A Postcard from the Alps

By Drake's

2022년 7월 13일

A Postcard from the Alps

Chamonix is the home of extreme skiing and mountain climbing. Gore-Tex-clad believers with creaky knees and masochistic streaks flock here to claw their way up - or launch themselves off - its steep peaks and plunging back country into the powdery maw. A tough, thrilling and vast resort spread across the Mont Blanc massif, it rewards its enduring faithful with some of the best conditions around. Mention its name in a ski bar anywhere in the high altitude world and you’ll be met with a solemn, sunburnt nod. It's a place for pilgrimage. 

But that’s all for another time. For now, in early winter, Chamonix feels like any serene French provincial town, with clear cobbled streets, a cloudless blue sky and a group of boys trying, and mostly failing, to land kick flips in a near-empty Carrefour supermarket carpark, the sun beaming down through the thin air. Look up, though, and you see those staggering peaks that ring the town and have drawn travellers in and then up for centuries. Some are snow-capped year-round, while others are still waiting for their turn. Friedrich painting renditions of mountains with misty granite lines named L’Aiguille, meaning 'the needles' in French, which feels pretty apt.

Do locals ever get bored of the view? "Non!" say a few when asked. The pharmacies with their little flashing green signs, the boulangeries and bistros, like Josephine, a perennially packed spot that spills out onto the cobblestones of Avenue Michel Croz, where glamorous French locals and out of towers recline in the afternoon sun and order tartare and frites in expensive sunglasses and down jackets, the wide and clean streets a catwalk for fancy people and fancier dogs. Even the local McDonald’s is built into the corner of a beautiful period building painted an ochre that glows golden at dusk. Ridiculous. There, again, are the giant, ancient, angular rocks that soar above it all. Being in London you get used to not looking up while trying to avoid elbows, umbrellas and silenty murderous electric scooters, but here it feels like your cranium is on a string being pulled subconsciously skyward. I should really Google a quote by a famous author about what the majesty of it all means for the human condition. I’m sure Hemingway had something to say about it. Frankenstein was set in the Alps, wasn’t it? It feels enough to just look up.
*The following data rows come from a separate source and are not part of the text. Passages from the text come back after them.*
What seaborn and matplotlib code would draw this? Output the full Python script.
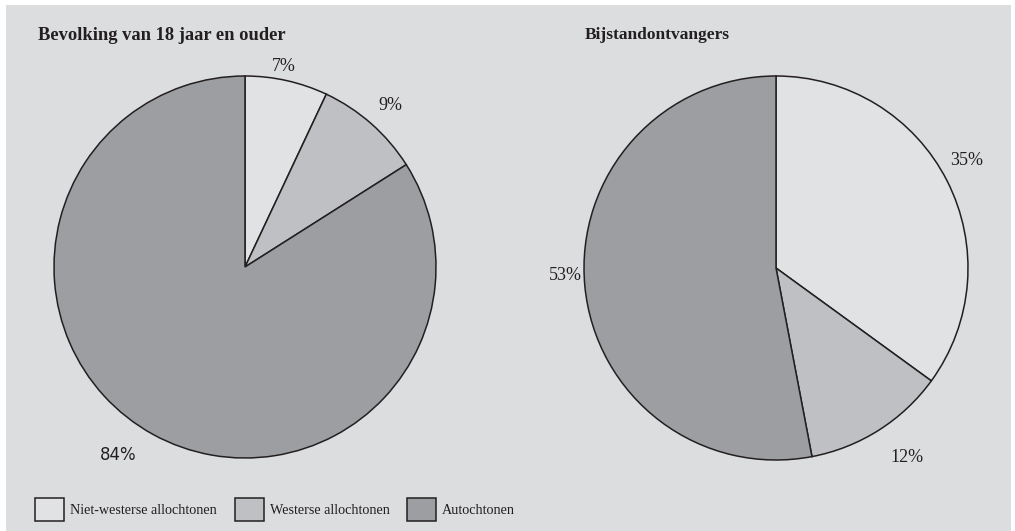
import matplotlib
matplotlib.use("Agg")
import matplotlib.pyplot as plt
import seaborn as sns
import numpy as np

sns.set_theme(style="white")
plt.rcParams['font.family'] = ['Liberation Serif', 'DejaVu Serif']

categories = ["Niet-westerse allochtonen", "Westerse allochtonen", "Autochtonen"]
titles = ["Bevolking van 18 jaar en ouder", "Bijstandontvangers"]
bevolking = [7, 9, 84]
bijstand = [35, 12, 53]
labels_bevolking = ["7%", "9%", "84%"]
labels_bijstand = ["35%", "12%", "53%"]

colors = ["#e1e2e4", "#bfc0c3", "#9d9ea2"]
bg = "#dcdddf"
edge = "#231f20"

W, H = 1015, 531
fig = plt.figure(figsize=(W / 100, H / 100), dpi=100)
fig.patch.set_facecolor(bg)
# white page margins around the grey panel
for (x0, y0, w, h) in [(0, 526, 1015, 5), (0, 0, 6, 531), (1011, 0, 4, 531)]:
    fig.patches.append(plt.Rectangle((x0 / W, y0 / H), w / W, h / H,
                                     transform=fig.transFigure, facecolor="white",
                                     edgecolor="none", zorder=-5))


def pix_axes(cx, cy, r):
    return fig.add_axes([(cx - r) / W, 1 - (cy + r) / H, 2 * r / W, 2 * r / H])


# label positions (relative to radius, angle in degrees)
label_pos = [
    [(1.07, 79), (1.14, 48), (1.19, -124.0)],
    [(1.14, 29.5), (1.20, -55.5), (1.10, 182.0)],
]

sns_colors = sns.color_palette(colors)

for i, (vals, labs, (cx, cy, r)) in enumerate(zip(
        [bevolking, bijstand], [labels_bevolking, labels_bijstand],
        [(245, 267, 191), (776, 268, 192)])):
    ax = pix_axes(cx, cy, r)
    ax.set_facecolor("none")
    ax.pie(vals, colors=sns_colors, startangle=90, counterclock=False,
           wedgeprops=dict(edgecolor=edge, linewidth=1.1), radius=1.0)
    ax.set_xlim(-1, 1)
    ax.set_ylim(-1, 1)
    ax.set_aspect("equal")
    ax.axis("off")
    for lab, (d, a) in zip(labs, label_pos[i]):
        t = np.deg2rad(a)
        fam = ['DejaVu Sans'] if lab == "84%" else ['Liberation Serif']
        fs = 12 if lab == "84%" else 13
        ax.text(d * np.cos(t), d * np.sin(t), lab, ha="center", va="center",
                fontsize=fs, color="#231f20", family=fam, clip_on=False)

fig.text(38 / W, 1 - 35 / H, titles[0], fontsize=13.3, fontweight="bold",
         color="#231f20", va="center", ha="left")
fig.text(585 / W, 1 - 35 / H, titles[1], fontsize=12.5, fontweight="bold",
         color="#231f20", va="center", ha="left")

# legend
box_x = [35, 235, 407]
for x, c, cat in zip(box_x, sns_colors, categories):
    fig.patches.append(plt.Rectangle((x / W, 1 - 521 / H), 29 / W, 23 / H,
                                     transform=fig.transFigure, facecolor=c,
                                     edgecolor=edge, linewidth=1.1, zorder=2))
    fig.text((x + 35) / W, 1 - 511 / H, cat, fontsize=10.2, color="#231f20",
             va="center", ha="left")

fig.savefig("out.png", dpi=100, facecolor=bg)
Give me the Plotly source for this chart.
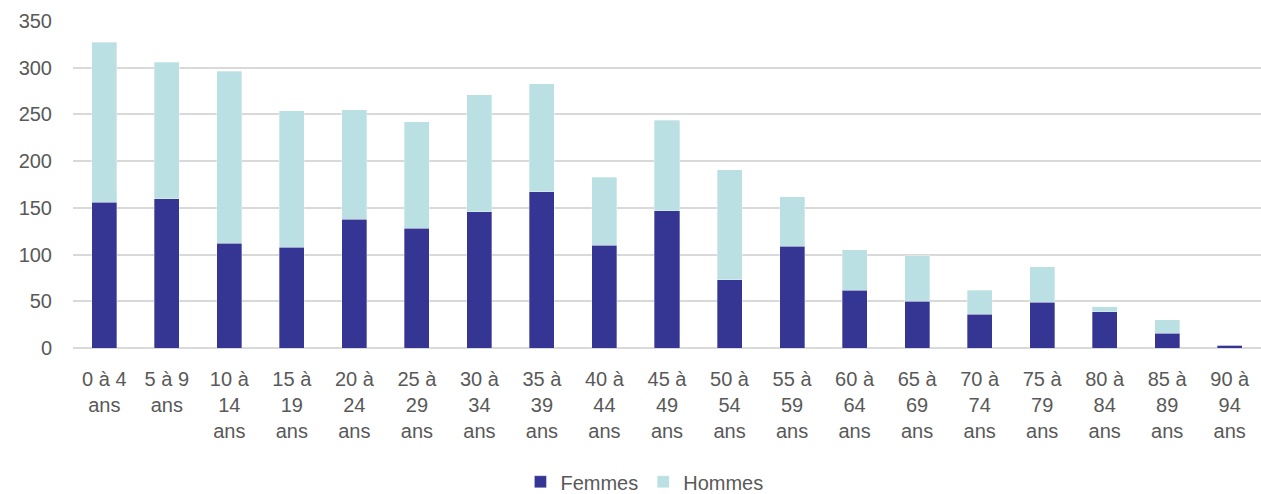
import plotly.graph_objects as go

# age groups (x categories)
age_groups = [
    "0 à 4<br>ans", "5 à 9<br>ans", "10 à<br>14<br>ans", "15 à<br>19<br>ans",
    "20 à<br>24<br>ans", "25 à<br>29<br>ans", "30 à<br>34<br>ans", "35 à<br>39<br>ans",
    "40 à<br>44<br>ans", "45 à<br>49<br>ans", "50 à<br>54<br>ans", "55 à<br>59<br>ans",
    "60 à<br>64<br>ans", "65 à<br>69<br>ans", "70 à<br>74<br>ans", "75 à<br>79<br>ans",
    "80 à<br>84<br>ans", "85 à<br>89<br>ans", "90 à<br>94<br>ans",
]

femmes = [156, 160, 112, 108, 138, 128, 146, 167, 110, 147, 73, 109, 62, 50, 36, 49, 39, 16, 3]
hommes = [171, 146, 184, 146, 117, 114, 125, 116, 73, 97, 118, 53, 43, 49, 26, 38, 5, 14, 0]

y_ticks = [0, 50, 100, 150, 200, 250, 300, 350]

FONT = "Liberation Sans, Arial, sans-serif"
TEXT_COLOR = "#595959"
GRID_COLOR = "#D9D9D9"

fig = go.Figure()
fig.add_trace(go.Bar(
    x=age_groups, y=femmes, name="Femmes",
    marker=dict(color="#353594", line=dict(color="rgba(255,255,255,0.4)", width=0.8)),
))
fig.add_trace(go.Bar(
    x=age_groups, y=hommes, name="Hommes",
    marker=dict(color="#BAE0E3", line=dict(color="rgba(255,255,255,0.4)", width=0.8)),
))

fig.update_layout(
    barmode="stack",
    bargap=0.6,
    width=1261,
    height=494,
    margin=dict(l=73, r=0, t=21, b=146, autoexpand=False),
    paper_bgcolor="white",
    plot_bgcolor="white",
    font=dict(family=FONT, size=20, color=TEXT_COLOR),
    legend=dict(
        orientation="h",
        traceorder="normal",
        x=0.481, xanchor="center",
        y=-0.409, yanchor="middle",
        font=dict(family=FONT, size=20, color=TEXT_COLOR),
        itemwidth=30,
    ),
    xaxis=dict(
        automargin=False,
        showgrid=False,
        showline=False,
        ticks="",
        tickangle=0,
        ticklabelstandoff=17,
    ),
    yaxis=dict(
        automargin=False,
        range=[0, 350],
        tickvals=y_ticks,
        showgrid=True,
        gridcolor=GRID_COLOR,
        gridwidth=1.5,
        zeroline=True,
        zerolinecolor=GRID_COLOR,
        zerolinewidth=1.5,
        ticks="",
        ticklabelstandoff=20,
    ),
)

# drop the default page margin so the figure sits at the window's corner
fig.write_html(
    "out.html",
    config={"displayModeBar": False},
    post_script="document.body.style.margin='0';",
)
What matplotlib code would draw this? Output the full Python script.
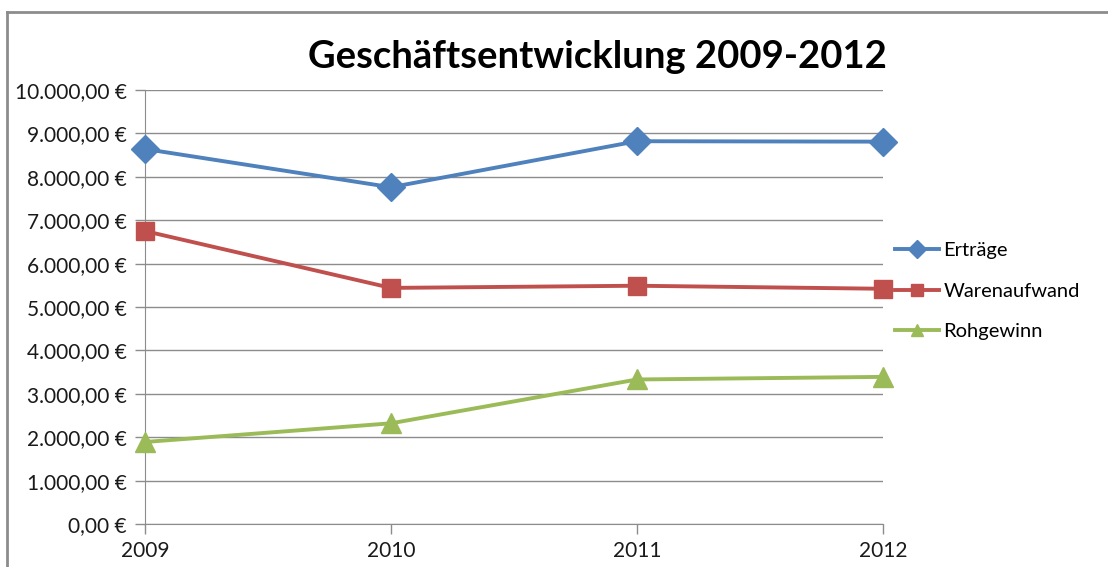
import matplotlib
matplotlib.use("Agg")
import matplotlib.pyplot as plt
from matplotlib.ticker import FuncFormatter, MultipleLocator
from matplotlib.lines import Line2D

plt.rcParams["font.family"] = ["Lato", "DejaVu Sans"]

years = ["2009", "2010", "2011", "2012"]
ertraege = [8640, 7760, 8820, 8810]
warenaufwand = [6750, 5440, 5490, 5420]
rohgewinn = [1890, 2320, 3330, 3390]

series = [
    ("Erträge", ertraege, "#4F81BD", "D", 14),
    ("Warenaufwand", warenaufwand, "#C0504D", "s", 12.5),
    ("Rohgewinn", rohgewinn, "#9BBB59", "^", 14),
]


def euro(v, pos):
    s = f"{v:,.2f}".replace(",", "X").replace(".", ",").replace("X", ".")
    return s + " €"


fig = plt.figure(figsize=(11.08, 5.67), dpi=100)
ax = fig.add_axes([145 / 1108, 1 - 524 / 567, (883 - 145) / 1108, (524 - 90) / 567])

x = list(range(len(years)))
for name, vals, color, marker, ms in series:
    ax.plot(x, vals, color=color, lw=2.8, marker=marker, ms=ms,
            label=name, solid_joinstyle="round", zorder=3, clip_on=False)

ax.set_xlim(0, len(years) - 1)
ax.set_ylim(0, 10000)
ax.yaxis.set_major_locator(MultipleLocator(1000))
ax.yaxis.set_major_formatter(FuncFormatter(euro))
ax.set_xticks(x)
ax.set_xticklabels(years)

grid_c = "#8C8C8C"
ax.grid(axis="y", color=grid_c, lw=1)
ax.set_axisbelow(True)
for side in ["top", "right"]:
    ax.spines[side].set_visible(False)
ax.spines["left"].set_color(grid_c)
ax.spines["bottom"].set_color(grid_c)
ax.tick_params(axis="both", colors=grid_c, labelcolor="#1a1a1a",
               labelsize=15, length=7, width=1)
ax.tick_params(axis="y", pad=6)
ax.tick_params(axis="x", pad=5)

fig.text((308 + 887) / 2 / 1108, 1 - 57 / 567, "Geschäftsentwicklung 2009-2012",
         ha="center", va="center", fontsize=27.5, fontweight="bold")

handles = [Line2D([], [], color=c, lw=2.8, marker=m, ms=ms * 0.65)
           for _, _, c, m, ms in series]
fig.legend(handles, [s[0] for s in series], loc="center left",
           bbox_to_anchor=(877 / 1108, 1 - 291 / 567), frameon=False,
           fontsize=14.5, handlelength=2.2, handletextpad=0.2, labelspacing=1.15)

# chart frame
fig.add_artist(Line2D([7 / 1108, 7 / 1108], [0, 1 - 12 / 567],
                      transform=fig.transFigure, color="#8C8C8C", lw=2))
fig.add_artist(Line2D([7 / 1108, 1], [1 - 12 / 567, 1 - 12 / 567],
                      transform=fig.transFigure, color="#8C8C8C", lw=2))

fig.savefig("out.png", dpi=100)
Originally, our plan was to visit France on a search for the best cotton moleskin possible for some upcoming outerwear, but then, an idea. Those mountains. Chamonix! Why not? We arrive first in Geneva one bright Saturday morning. Our air freshener-doused hire car zipping past adverts for luxury watches, luxury chocolate, luxury banking and luxury wellness centres... for when all of that luxury gets a bit much. Cows in fields and the rolling green start of the mountains that will come to define our trip. A Milka chocolate bar wrapper scene of gentle alpine bliss. Springstein on the speakers ('Dancing in the Dark' in case you were wondering) and the windows down (at least a bit), the pine forests a smothered mosaic of orange, red and emerald as we blur along the wide open A40 towards the snowy peaks rising in the distance. 

We might have left the crampons and ice picks at home, but a sort of cosmic law decrees that if you come here you have to go up one of those mountains, which is how, after a breakfast of homemade pain aux raisins and jet fuel strength coffee at Hameau Albert, a lovely alpine lodge with an indoor-to-outdoor swimming pool that faces out towards the valley, we wrap up and head out into the navy half-light for the first cable car of the day. Breath rising up as we stomp along empty pavements. Hanging on the hotel’s walls are multiple period paintings of the first ascent of Mont Blanc when, in August of 1786, Jacques Balmat, an eccentric crystal and chamois hunter, and Michel Paccard, a local doctor, scaled its peak with little more than leather boots (Vibram  soles were still a few years away), some bread and a lot of brandy. Afterwards, Balmat is quoted as saying. ”I had reached the goal where no one had as yet been. Not even the eagle nor the chamois.”

Thankfully, modern mechanical engineering and taped coat seams allow us to chart part of their history-making course in relative comfort, a few nervy jolts of the cable car hanging thousands of feet in the air aside. On L'Aiguille du Midi, 12,602 feet up, we see the needles at eye level, a vast and still sea of monolithic stone spires. It must have been quite a sight for two 18th century thrill seekers juiced up on homemade cognac and altitude. There are no eagles, nor chamois, but there are alpine choughs, little black birds that lazily dip through the chilly sky. Along the spine of a mountain below, climbers trudge in single file, small dark blots in warm coats against the brilliant white of fresh winter snow. Chamonix is all the way down there. After a pitstop at Bar Plan de L’Aiguille, we make plans for lunch and dinner… and lunch the next day. Some raclette, good bread, a glass of local Savoie wine and maybe a Chartreuse to finish.

It is, we all agree, exactly what Balmat and Paccard would have wanted us to do.